- Interactive map of Gmina Kiwity
- Coordinates (Kiwity): 54°6′0″N 20°46′14″E﻿ / ﻿54.10000°N 20.77056°E
- Country: Poland
- Voivodeship: Warmian-Masurian
- County: Lidzbark
- Seat: Kiwity

Area
- • Total: 145.38 km^{2} (56.13 sq mi)

Population (2006)
- • Total: 3,465
- • Density: 23.83/km^{2} (61.73/sq mi)

= Gmina Kiwity =

Gmina Kiwity is a rural gmina (administrative district) in Lidzbark County, Warmian-Masurian Voivodeship, in northern Poland. Its seat is the village of Kiwity, which lies approximately 13 km east of Lidzbark Warmiński and 40 km north-east of the regional capital Olsztyn.

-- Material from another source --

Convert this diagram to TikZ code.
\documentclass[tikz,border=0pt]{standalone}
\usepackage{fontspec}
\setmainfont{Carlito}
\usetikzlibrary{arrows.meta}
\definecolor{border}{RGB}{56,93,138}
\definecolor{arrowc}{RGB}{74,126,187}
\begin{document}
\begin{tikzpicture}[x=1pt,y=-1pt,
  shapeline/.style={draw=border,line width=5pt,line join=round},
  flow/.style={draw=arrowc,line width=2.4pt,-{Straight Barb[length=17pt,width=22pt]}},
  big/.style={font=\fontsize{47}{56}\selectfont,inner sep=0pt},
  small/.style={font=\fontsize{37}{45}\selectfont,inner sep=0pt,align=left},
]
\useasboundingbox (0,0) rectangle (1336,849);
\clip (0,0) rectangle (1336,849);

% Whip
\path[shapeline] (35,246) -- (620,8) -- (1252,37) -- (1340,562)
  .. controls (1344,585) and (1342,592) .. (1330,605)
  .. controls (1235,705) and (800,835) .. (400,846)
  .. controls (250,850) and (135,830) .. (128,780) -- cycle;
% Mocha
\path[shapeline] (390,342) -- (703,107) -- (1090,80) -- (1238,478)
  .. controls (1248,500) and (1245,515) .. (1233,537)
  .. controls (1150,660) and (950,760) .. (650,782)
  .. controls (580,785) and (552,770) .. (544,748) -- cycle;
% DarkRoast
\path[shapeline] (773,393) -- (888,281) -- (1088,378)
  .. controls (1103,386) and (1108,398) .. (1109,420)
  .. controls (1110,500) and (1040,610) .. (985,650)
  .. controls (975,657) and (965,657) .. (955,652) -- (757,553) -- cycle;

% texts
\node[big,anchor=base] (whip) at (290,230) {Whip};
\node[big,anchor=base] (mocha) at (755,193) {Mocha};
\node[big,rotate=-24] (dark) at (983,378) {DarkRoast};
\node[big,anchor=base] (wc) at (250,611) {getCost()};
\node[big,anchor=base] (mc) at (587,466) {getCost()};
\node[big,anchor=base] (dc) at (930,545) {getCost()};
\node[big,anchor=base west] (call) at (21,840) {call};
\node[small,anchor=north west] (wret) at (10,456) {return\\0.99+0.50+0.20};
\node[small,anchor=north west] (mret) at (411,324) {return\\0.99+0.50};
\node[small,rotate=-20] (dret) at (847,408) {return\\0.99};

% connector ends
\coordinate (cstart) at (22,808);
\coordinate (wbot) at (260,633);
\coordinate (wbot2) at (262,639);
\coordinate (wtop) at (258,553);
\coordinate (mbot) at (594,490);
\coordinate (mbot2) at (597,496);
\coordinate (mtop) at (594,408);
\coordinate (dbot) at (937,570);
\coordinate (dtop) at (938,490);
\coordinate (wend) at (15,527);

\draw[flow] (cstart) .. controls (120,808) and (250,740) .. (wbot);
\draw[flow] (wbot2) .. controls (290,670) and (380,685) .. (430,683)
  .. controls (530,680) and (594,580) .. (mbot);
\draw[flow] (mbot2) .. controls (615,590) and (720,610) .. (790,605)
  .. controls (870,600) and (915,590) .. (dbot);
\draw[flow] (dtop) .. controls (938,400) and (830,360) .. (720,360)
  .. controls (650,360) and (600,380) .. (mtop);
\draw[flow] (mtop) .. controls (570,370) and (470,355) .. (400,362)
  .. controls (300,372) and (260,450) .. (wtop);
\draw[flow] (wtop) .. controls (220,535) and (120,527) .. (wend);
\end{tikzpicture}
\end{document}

The gmina covers an area of 145.38 km2, and as of 2006 its total population is 3,465.

==Villages==
Gmina Kiwity contains the villages and settlements of Bartniki, Czarny Kierz, Kiersnowo, Kierwiny, Kiwity, Klejdyty, Klutajny, Kobiela, Konity, Krekole, Maków, Napraty, Połapin, Rokitnik, Samolubie, Tolniki Wielkie and Żegoty.

==Neighbouring gminas==
Gmina Kiwity is bordered by the gminas of Bartoszyce, Bisztynek, Jeziorany and Lidzbark Warmiński.